# start of Material provided

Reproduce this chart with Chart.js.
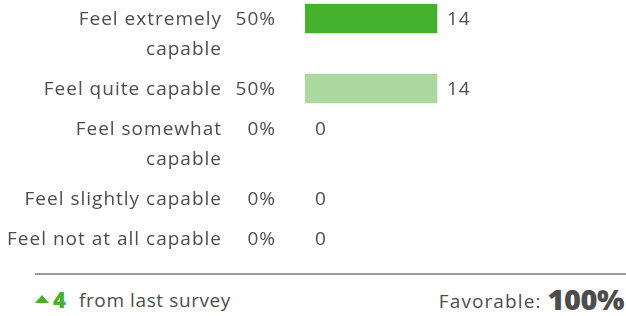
<!DOCTYPE html>
<html><head><meta charset="utf-8">
<script src="https://cdn.jsdelivr.net/npm/chart.js@4/dist/chart.umd.min.js"></script>
<style>
html,body{margin:0;padding:0;background:#fff;}
#wrap{position:relative;width:626px;height:316px;overflow:hidden;font-family:"Open Sans",Lato,sans-serif;color:#4d4d4d;}
#c{position:absolute;left:0;top:0;}
.sep{position:absolute;left:35px;top:273px;width:591px;height:2px;background:#9b9b9b;}
.tri{position:absolute;left:35px;top:295px;width:0;height:0;border-left:7px solid transparent;border-right:7px solid transparent;border-bottom:8px solid #46b12f;}
.delta{position:absolute;left:53px;top:285px;font-size:22px;font-weight:800;color:#46b12f;line-height:28px;}
.from{position:absolute;left:79px;top:286px;font-size:19px;line-height:28px;letter-spacing:0.6px;}
.fav{position:absolute;right:2px;top:282px;font-size:19px;line-height:34px;white-space:nowrap;letter-spacing:1.1px;}
.fav b{font-size:29px;font-weight:800;vertical-align:-2px;margin-left:6px;letter-spacing:-0.5px;}
</style></head>
<body>
<div id="wrap">
<canvas id="c" width="626" height="262"></canvas>
<div class="sep"></div>
<div class="tri"></div>
<div class="delta" id="delta"></div>
<div class="from">from last survey</div>
<div class="fav" id="fav"></div>
</div>
<script>
// ---- data ----
const categories = [
  ["Feel extremely", "capable"],
  ["Feel quite capable"],
  ["Feel somewhat", "capable"],
  ["Feel slightly capable"],
  ["Feel not at all capable"]
];
const percents = ["50%", "50%", "0%", "0%", "0%"];
const counts = [14, 14, 0, 0, 0];
const totalResponses = 28;
const changeFromLast = 4;
const favorable = "100%";

// ---- styling ----
const barColors = ["#46b12f", "#acd8a0", "#d9eed3", "#e8e8e8", "#d0d0d0"];
const textColor = "#4d4d4d";
const FONT = "19px 'Open Sans', Lato, sans-serif";
const LINE = 30, GAP = 10;

document.getElementById("delta").textContent = changeFromLast;
document.getElementById("fav").innerHTML = "Favorable:<b>" + favorable + "</b>";

// row positions (in line units) from label line counts
const gapU = GAP / LINE;
const rowPos = [];
let acc = 0;
categories.forEach((lines, i) => {
  rowPos.push(acc + 0.5);
  acc += lines.length + (i < categories.length - 1 ? gapU : 0);
});
const totalUnits = acc;

const labelPlugin = {
  id: "rowLabels",
  afterDatasetsDraw(chart) {
    const ctx = chart.ctx;
    const ys = chart.scales.y, xs = chart.scales.x;
    ctx.save();
    ctx.font = FONT;
    ctx.letterSpacing = "1px";
    ctx.fillStyle = textColor;
    ctx.textBaseline = "middle";
    categories.forEach((lines, i) => {
      const y = ys.getPixelForValue(rowPos[i]) + 1.5;
      ctx.textAlign = "right";
      lines.forEach((ln, k) => ctx.fillText(ln, 222, y + k * LINE));
      ctx.fillText(percents[i], 276, y);
      ctx.textAlign = "left";
      ctx.fillText(String(counts[i]), xs.getPixelForValue(counts[i]) + 10, y);
    });
    ctx.restore();
  }
};

new Chart(document.getElementById("c"), {
  type: "bar",
  data: {
    datasets: [{
      data: counts.map((v, i) => ({ x: v, y: rowPos[i] })),
      backgroundColor: c => counts[c.dataIndex] > 0 ? barColors[c.dataIndex] : "rgba(0,0,0,0)",
      barThickness: 29,
      borderWidth: 0
    }]
  },
  options: {
    indexAxis: "y",
    responsive: false,
    animation: false,
    layout: { padding: { left: 305, right: 57, top: 3.5, bottom: 262 - 253.5 } },
    scales: {
      x: { type: "linear", min: 0, max: totalResponses, display: false },
      y: { type: "linear", min: 0, max: totalUnits, reverse: true, offset: false, display: false }
    },
    plugins: { legend: { display: false }, tooltip: { enabled: false } }
  },
  plugins: [labelPlugin]
});
</script>
</body></html>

# end of Material provided

- **Objective**
Your task is to repeat the data above exactly while excluding the pictures.

- **Response**
Reproduce this chart with Chart.js.
<!DOCTYPE html>
<html><head><meta charset="utf-8">
<script src="https://cdn.jsdelivr.net/npm/chart.js@4/dist/chart.umd.min.js"></script>
<style>
html,body{margin:0;padding:0;background:#fff;}
#wrap{position:relative;width:626px;height:316px;overflow:hidden;font-family:"Open Sans",Lato,sans-serif;color:#4d4d4d;}
#c{position:absolute;left:0;top:0;}
.sep{position:absolute;left:35px;top:273px;width:591px;height:2px;background:#9b9b9b;}
.tri{position:absolute;left:35px;top:295px;width:0;height:0;border-left:7px solid transparent;border-right:7px solid transparent;border-bottom:8px solid #46b12f;}
.delta{position:absolute;left:53px;top:285px;font-size:22px;font-weight:800;color:#46b12f;line-height:28px;}
.from{position:absolute;left:79px;top:286px;font-size:19px;line-height:28px;letter-spacing:0.6px;}
.fav{position:absolute;right:2px;top:282px;font-size:19px;line-height:34px;white-space:nowrap;letter-spacing:1.1px;}
.fav b{font-size:29px;font-weight:800;vertical-align:-2px;margin-left:6px;letter-spacing:-0.5px;}
</style></head>
<body>
<div id="wrap">
<canvas id="c" width="626" height="262"></canvas>
<div class="sep"></div>
<div class="tri"></div>
<div class="delta" id="delta"></div>
<div class="from">from last survey</div>
<div class="fav" id="fav"></div>
</div>
<script>
// ---- data ----
const categories = [
  ["Feel extremely", "capable"],
  ["Feel quite capable"],
  ["Feel somewhat", "capable"],
  ["Feel slightly capable"],
  ["Feel not at all capable"]
];
const percents = ["50%", "50%", "0%", "0%", "0%"];
const counts = [14, 14, 0, 0, 0];
const totalResponses = 28;
const changeFromLast = 4;
const favorable = "100%";

// ---- styling ----
const barColors = ["#46b12f", "#acd8a0", "#d9eed3", "#e8e8e8", "#d0d0d0"];
const textColor = "#4d4d4d";
const FONT = "19px 'Open Sans', Lato, sans-serif";
const LINE = 30, GAP = 10;

document.getElementById("delta").textContent = changeFromLast;
document.getElementById("fav").innerHTML = "Favorable:<b>" + favorable + "</b>";

// row positions (in line units) from label line counts
const gapU = GAP / LINE;
const rowPos = [];
let acc = 0;
categories.forEach((lines, i) => {
  rowPos.push(acc + 0.5);
  acc += lines.length + (i < categories.length - 1 ? gapU : 0);
});
const totalUnits = acc;

const labelPlugin = {
  id: "rowLabels",
  afterDatasetsDraw(chart) {
    const ctx = chart.ctx;
    const ys = chart.scales.y, xs = chart.scales.x;
    ctx.save();
    ctx.font = FONT;
    ctx.letterSpacing = "1px";
    ctx.fillStyle = textColor;
    ctx.textBaseline = "middle";
    categories.forEach((lines, i) => {
      const y = ys.getPixelForValue(rowPos[i]) + 1.5;
      ctx.textAlign = "right";
      lines.forEach((ln, k) => ctx.fillText(ln, 222, y + k * LINE));
      ctx.fillText(percents[i], 276, y);
      ctx.textAlign = "left";
      ctx.fillText(String(counts[i]), xs.getPixelForValue(counts[i]) + 10, y);
    });
    ctx.restore();
  }
};

new Chart(document.getElementById("c"), {
  type: "bar",
  data: {
    datasets: [{
      data: counts.map((v, i) => ({ x: v, y: rowPos[i] })),
      backgroundColor: c => counts[c.dataIndex] > 0 ? barColors[c.dataIndex] : "rgba(0,0,0,0)",
      barThickness: 29,
      borderWidth: 0
    }]
  },
  options: {
    indexAxis: "y",
    responsive: false,
    animation: false,
    layout: { padding: { left: 305, right: 57, top: 3.5, bottom: 262 - 253.5 } },
    scales: {
      x: { type: "linear", min: 0, max: totalResponses, display: false },
      y: { type: "linear", min: 0, max: totalUnits, reverse: true, offset: false, display: false }
    },
    plugins: { legend: { display: false }, tooltip: { enabled: false } }
  },
  plugins: [labelPlugin]
});
</script>
</body></html>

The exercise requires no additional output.